TASK OBJECTIVE: Copy everything in the listing below word for word, apart from any images.

INFORMATION SUPPLIED:

* start *

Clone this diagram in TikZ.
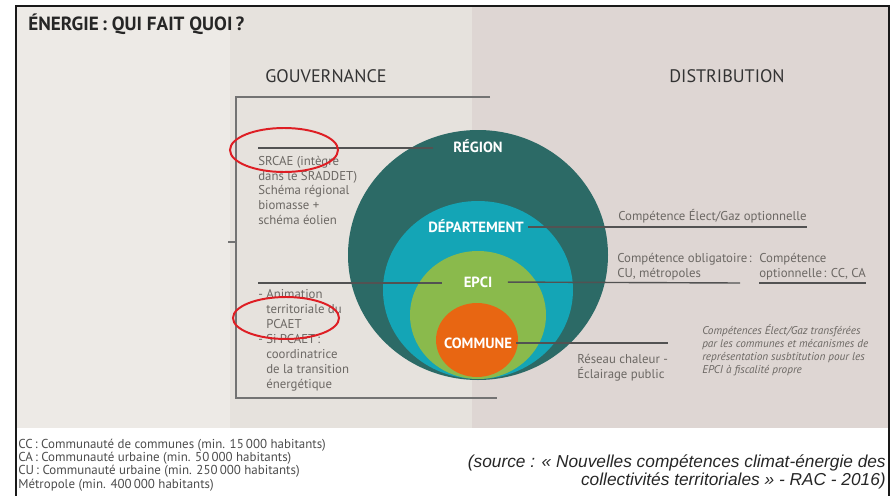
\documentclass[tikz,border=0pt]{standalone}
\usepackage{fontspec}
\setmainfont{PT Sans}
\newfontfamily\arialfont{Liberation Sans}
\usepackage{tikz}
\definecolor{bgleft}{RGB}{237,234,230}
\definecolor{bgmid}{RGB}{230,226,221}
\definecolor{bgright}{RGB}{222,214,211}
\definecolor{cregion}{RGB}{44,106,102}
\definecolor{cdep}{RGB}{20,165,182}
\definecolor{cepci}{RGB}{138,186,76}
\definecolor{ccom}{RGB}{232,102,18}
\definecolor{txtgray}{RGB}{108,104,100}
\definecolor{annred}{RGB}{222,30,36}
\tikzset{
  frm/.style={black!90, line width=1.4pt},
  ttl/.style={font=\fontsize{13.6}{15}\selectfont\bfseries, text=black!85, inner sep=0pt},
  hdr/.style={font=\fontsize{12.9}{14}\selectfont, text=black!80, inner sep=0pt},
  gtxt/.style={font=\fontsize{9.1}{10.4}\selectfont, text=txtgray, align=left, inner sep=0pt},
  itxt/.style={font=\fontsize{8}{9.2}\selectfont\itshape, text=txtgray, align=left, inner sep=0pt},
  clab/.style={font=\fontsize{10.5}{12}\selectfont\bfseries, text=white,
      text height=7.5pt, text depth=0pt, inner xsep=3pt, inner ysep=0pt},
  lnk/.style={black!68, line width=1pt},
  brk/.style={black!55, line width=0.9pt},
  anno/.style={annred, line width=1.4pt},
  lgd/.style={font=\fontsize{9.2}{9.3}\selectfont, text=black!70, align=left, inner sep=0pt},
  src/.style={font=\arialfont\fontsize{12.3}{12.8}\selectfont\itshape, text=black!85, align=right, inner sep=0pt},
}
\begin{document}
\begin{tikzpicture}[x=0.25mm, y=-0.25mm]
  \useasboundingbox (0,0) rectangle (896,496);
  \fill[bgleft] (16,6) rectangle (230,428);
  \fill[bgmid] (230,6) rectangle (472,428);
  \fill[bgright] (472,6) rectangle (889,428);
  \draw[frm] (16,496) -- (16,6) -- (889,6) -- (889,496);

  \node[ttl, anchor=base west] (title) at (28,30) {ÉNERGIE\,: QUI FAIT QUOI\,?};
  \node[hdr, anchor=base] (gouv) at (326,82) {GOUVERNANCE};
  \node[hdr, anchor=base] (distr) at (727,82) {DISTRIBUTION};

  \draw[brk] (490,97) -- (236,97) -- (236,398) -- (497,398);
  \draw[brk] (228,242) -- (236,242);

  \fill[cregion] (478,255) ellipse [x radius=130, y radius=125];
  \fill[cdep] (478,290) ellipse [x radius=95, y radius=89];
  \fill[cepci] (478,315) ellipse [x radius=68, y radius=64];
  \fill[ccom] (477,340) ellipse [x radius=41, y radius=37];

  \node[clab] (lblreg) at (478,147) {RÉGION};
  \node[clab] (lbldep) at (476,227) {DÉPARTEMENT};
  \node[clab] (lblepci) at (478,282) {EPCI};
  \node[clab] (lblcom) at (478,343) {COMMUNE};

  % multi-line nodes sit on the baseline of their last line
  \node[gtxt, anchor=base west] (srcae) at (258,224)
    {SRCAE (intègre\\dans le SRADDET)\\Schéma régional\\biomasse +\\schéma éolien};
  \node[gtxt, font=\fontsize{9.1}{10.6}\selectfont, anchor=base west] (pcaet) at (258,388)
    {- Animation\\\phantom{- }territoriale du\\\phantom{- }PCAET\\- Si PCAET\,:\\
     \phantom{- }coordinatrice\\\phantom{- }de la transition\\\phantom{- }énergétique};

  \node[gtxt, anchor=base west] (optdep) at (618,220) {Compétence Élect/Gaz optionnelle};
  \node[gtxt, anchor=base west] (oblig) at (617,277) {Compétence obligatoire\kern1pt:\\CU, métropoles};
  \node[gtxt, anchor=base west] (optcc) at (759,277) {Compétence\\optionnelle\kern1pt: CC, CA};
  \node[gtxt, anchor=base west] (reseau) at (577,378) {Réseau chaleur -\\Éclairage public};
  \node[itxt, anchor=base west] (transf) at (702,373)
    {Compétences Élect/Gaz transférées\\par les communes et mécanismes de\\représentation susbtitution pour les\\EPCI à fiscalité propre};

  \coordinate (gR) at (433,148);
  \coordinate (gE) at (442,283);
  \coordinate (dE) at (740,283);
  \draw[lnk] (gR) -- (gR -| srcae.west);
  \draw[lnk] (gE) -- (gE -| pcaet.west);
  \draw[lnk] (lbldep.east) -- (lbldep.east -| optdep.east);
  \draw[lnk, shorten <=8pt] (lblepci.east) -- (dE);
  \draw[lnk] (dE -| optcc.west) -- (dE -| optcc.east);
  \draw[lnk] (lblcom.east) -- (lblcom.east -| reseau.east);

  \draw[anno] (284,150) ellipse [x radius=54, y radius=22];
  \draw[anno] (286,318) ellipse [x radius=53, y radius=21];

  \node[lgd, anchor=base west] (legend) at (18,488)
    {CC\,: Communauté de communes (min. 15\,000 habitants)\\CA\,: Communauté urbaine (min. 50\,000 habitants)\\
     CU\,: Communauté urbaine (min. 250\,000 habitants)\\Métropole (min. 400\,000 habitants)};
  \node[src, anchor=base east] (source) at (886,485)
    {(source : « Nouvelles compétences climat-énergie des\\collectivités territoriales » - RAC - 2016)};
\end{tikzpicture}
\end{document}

* end *

SOLUTION TO THE PROBLEM:
Clone this diagram in TikZ.
\documentclass[tikz,border=0pt]{standalone}
\usepackage{fontspec}
\setmainfont{PT Sans}
\newfontfamily\arialfont{Liberation Sans}
\usepackage{tikz}
\definecolor{bgleft}{RGB}{237,234,230}
\definecolor{bgmid}{RGB}{230,226,221}
\definecolor{bgright}{RGB}{222,214,211}
\definecolor{cregion}{RGB}{44,106,102}
\definecolor{cdep}{RGB}{20,165,182}
\definecolor{cepci}{RGB}{138,186,76}
\definecolor{ccom}{RGB}{232,102,18}
\definecolor{txtgray}{RGB}{108,104,100}
\definecolor{annred}{RGB}{222,30,36}
\tikzset{
  frm/.style={black!90, line width=1.4pt},
  ttl/.style={font=\fontsize{13.6}{15}\selectfont\bfseries, text=black!85, inner sep=0pt},
  hdr/.style={font=\fontsize{12.9}{14}\selectfont, text=black!80, inner sep=0pt},
  gtxt/.style={font=\fontsize{9.1}{10.4}\selectfont, text=txtgray, align=left, inner sep=0pt},
  itxt/.style={font=\fontsize{8}{9.2}\selectfont\itshape, text=txtgray, align=left, inner sep=0pt},
  clab/.style={font=\fontsize{10.5}{12}\selectfont\bfseries, text=white,
      text height=7.5pt, text depth=0pt, inner xsep=3pt, inner ysep=0pt},
  lnk/.style={black!68, line width=1pt},
  brk/.style={black!55, line width=0.9pt},
  anno/.style={annred, line width=1.4pt},
  lgd/.style={font=\fontsize{9.2}{9.3}\selectfont, text=black!70, align=left, inner sep=0pt},
  src/.style={font=\arialfont\fontsize{12.3}{12.8}\selectfont\itshape, text=black!85, align=right, inner sep=0pt},
}
\begin{document}
\begin{tikzpicture}[x=0.25mm, y=-0.25mm]
  \useasboundingbox (0,0) rectangle (896,496);
  \fill[bgleft] (16,6) rectangle (230,428);
  \fill[bgmid] (230,6) rectangle (472,428);
  \fill[bgright] (472,6) rectangle (889,428);
  \draw[frm] (16,496) -- (16,6) -- (889,6) -- (889,496);

  \node[ttl, anchor=base west] (title) at (28,30) {ÉNERGIE\,: QUI FAIT QUOI\,?};
  \node[hdr, anchor=base] (gouv) at (326,82) {GOUVERNANCE};
  \node[hdr, anchor=base] (distr) at (727,82) {DISTRIBUTION};

  \draw[brk] (490,97) -- (236,97) -- (236,398) -- (497,398);
  \draw[brk] (228,242) -- (236,242);

  \fill[cregion] (478,255) ellipse [x radius=130, y radius=125];
  \fill[cdep] (478,290) ellipse [x radius=95, y radius=89];
  \fill[cepci] (478,315) ellipse [x radius=68, y radius=64];
  \fill[ccom] (477,340) ellipse [x radius=41, y radius=37];

  \node[clab] (lblreg) at (478,147) {RÉGION};
  \node[clab] (lbldep) at (476,227) {DÉPARTEMENT};
  \node[clab] (lblepci) at (478,282) {EPCI};
  \node[clab] (lblcom) at (478,343) {COMMUNE};

  % multi-line nodes sit on the baseline of their last line
  \node[gtxt, anchor=base west] (srcae) at (258,224)
    {SRCAE (intègre\\dans le SRADDET)\\Schéma régional\\biomasse +\\schéma éolien};
  \node[gtxt, font=\fontsize{9.1}{10.6}\selectfont, anchor=base west] (pcaet) at (258,388)
    {- Animation\\\phantom{- }territoriale du\\\phantom{- }PCAET\\- Si PCAET\,:\\
     \phantom{- }coordinatrice\\\phantom{- }de la transition\\\phantom{- }énergétique};

  \node[gtxt, anchor=base west] (optdep) at (618,220) {Compétence Élect/Gaz optionnelle};
  \node[gtxt, anchor=base west] (oblig) at (617,277) {Compétence obligatoire\kern1pt:\\CU, métropoles};
  \node[gtxt, anchor=base west] (optcc) at (759,277) {Compétence\\optionnelle\kern1pt: CC, CA};
  \node[gtxt, anchor=base west] (reseau) at (577,378) {Réseau chaleur -\\Éclairage public};
  \node[itxt, anchor=base west] (transf) at (702,373)
    {Compétences Élect/Gaz transférées\\par les communes et mécanismes de\\représentation susbtitution pour les\\EPCI à fiscalité propre};

  \coordinate (gR) at (433,148);
  \coordinate (gE) at (442,283);
  \coordinate (dE) at (740,283);
  \draw[lnk] (gR) -- (gR -| srcae.west);
  \draw[lnk] (gE) -- (gE -| pcaet.west);
  \draw[lnk] (lbldep.east) -- (lbldep.east -| optdep.east);
  \draw[lnk, shorten <=8pt] (lblepci.east) -- (dE);
  \draw[lnk] (dE -| optcc.west) -- (dE -| optcc.east);
  \draw[lnk] (lblcom.east) -- (lblcom.east -| reseau.east);

  \draw[anno] (284,150) ellipse [x radius=54, y radius=22];
  \draw[anno] (286,318) ellipse [x radius=53, y radius=21];

  \node[lgd, anchor=base west] (legend) at (18,488)
    {CC\,: Communauté de communes (min. 15\,000 habitants)\\CA\,: Communauté urbaine (min. 50\,000 habitants)\\
     CU\,: Communauté urbaine (min. 250\,000 habitants)\\Métropole (min. 400\,000 habitants)};
  \node[src, anchor=base east] (source) at (886,485)
    {(source : « Nouvelles compétences climat-énergie des\\collectivités territoriales » - RAC - 2016)};
\end{tikzpicture}
\end{document}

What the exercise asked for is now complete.